Deadly Remains by Kate Ellis


Deadly Remains is the latest Wesley Peterson novel by Kate Ellis, published last year. This lengthy series benefits from a pleasant setting on and around the south Devon coast, with Tradmouth (which stands in for Dartmouth, as Morbay and Neston stand in for Torquay and Totnes in the series) as the focal point, and the base for Wesley and his friend and boss, the Scouser Gerry Heffernan.

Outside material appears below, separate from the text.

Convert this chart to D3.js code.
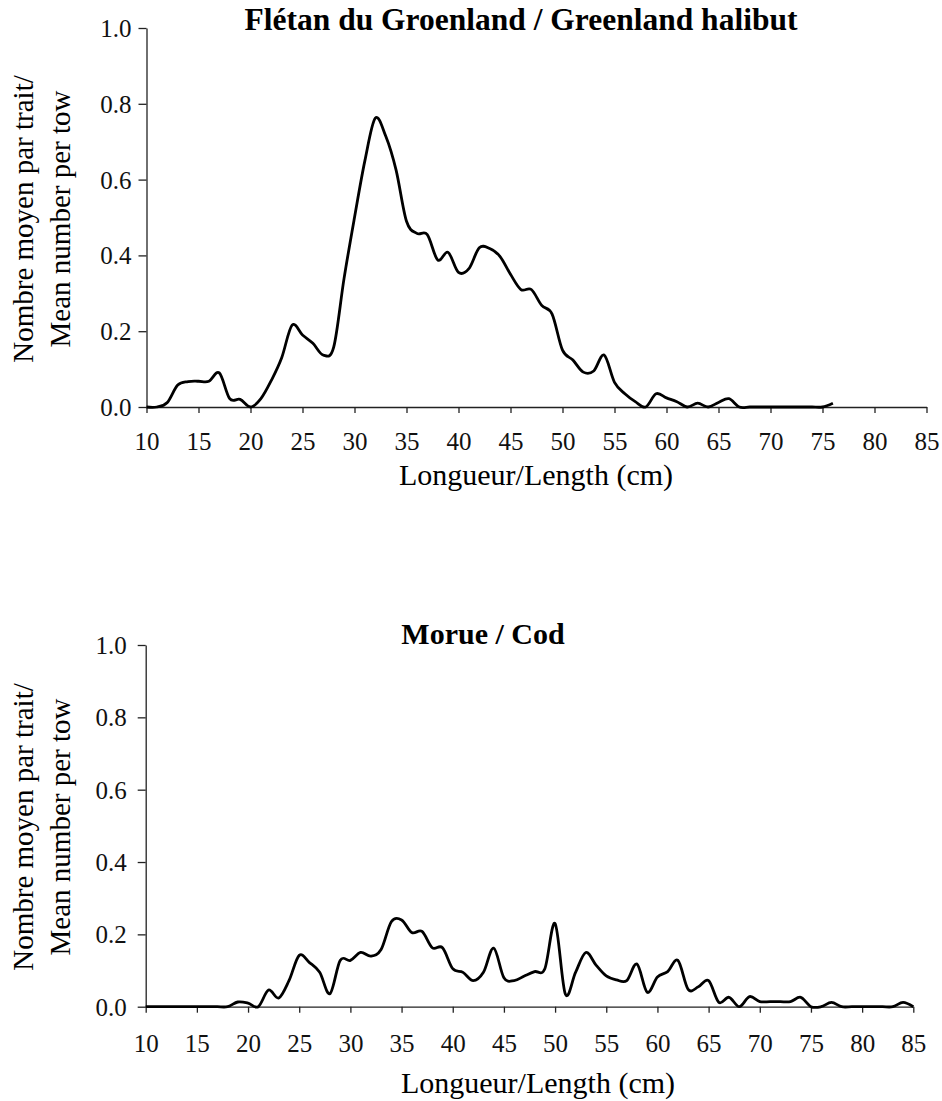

Kate's books invariably showcase intricate plotting, something which has drawn me to them since I first got to know her late in the 90s. Like me, she was a big fan of Glenn Chandler's scripts for the early series of Taggart and her storytelling shares with Glenn's a knack for taking disparate plot ingredients and blending them together into a satisfyingly mysterious meal. There is often - though not in this particular storyline - an element of the macabre that adds a tasty seasoning of the weird and unorthodox

The Wesley books follow a tried and tested pattern. They always combine a mystery set in the past, usually told through a diary or recovered documentation of some kind, frequently unearthed by archaeologist Neil Watson, and a puzzle of the present. In Deadly Remains, the body count is high; however, this is not in any way a gruesome novel (or even, in any meaningful sense, a police procedural), but rather a well-crafted traditional detective story.

Here the death of a writer and researcher with plenty of ghostwritten books on his CV is investigated by Wesley, while bones are unearthed in a dig by Neil's team, which is supplemented in this case by young Michael Peterson, whose role in the story is especially well-handled. The mystery in the past involves a plane crash during the Second World War. 

This aspect of the story reminded me of Fetch Out No Shroud by Stephen Murray (the pen-name of Stephen Hayes), a friend of mine who published some good traditional mysteries with the Collins Crime Club in the 80s and 90s (that book appeared in 1990) and who was already well-established when I first got published. He appeared to me to be destined for crime writing stardom. Alas, Stephen hasn't published a novel for upwards of thirty years, but his novel - which involves a body found on an airfield and the death of a war historian investigating dark secrets of the past - is one I enjoyed. I don't recall the details of the plot, but even though I found a rather brutal online review of it from Publishers' Weekly, I still think it would be worth seeking out. Stephen is one of many writers whose talent, I felt, deserved greater success and a longer career than he was able to achieve.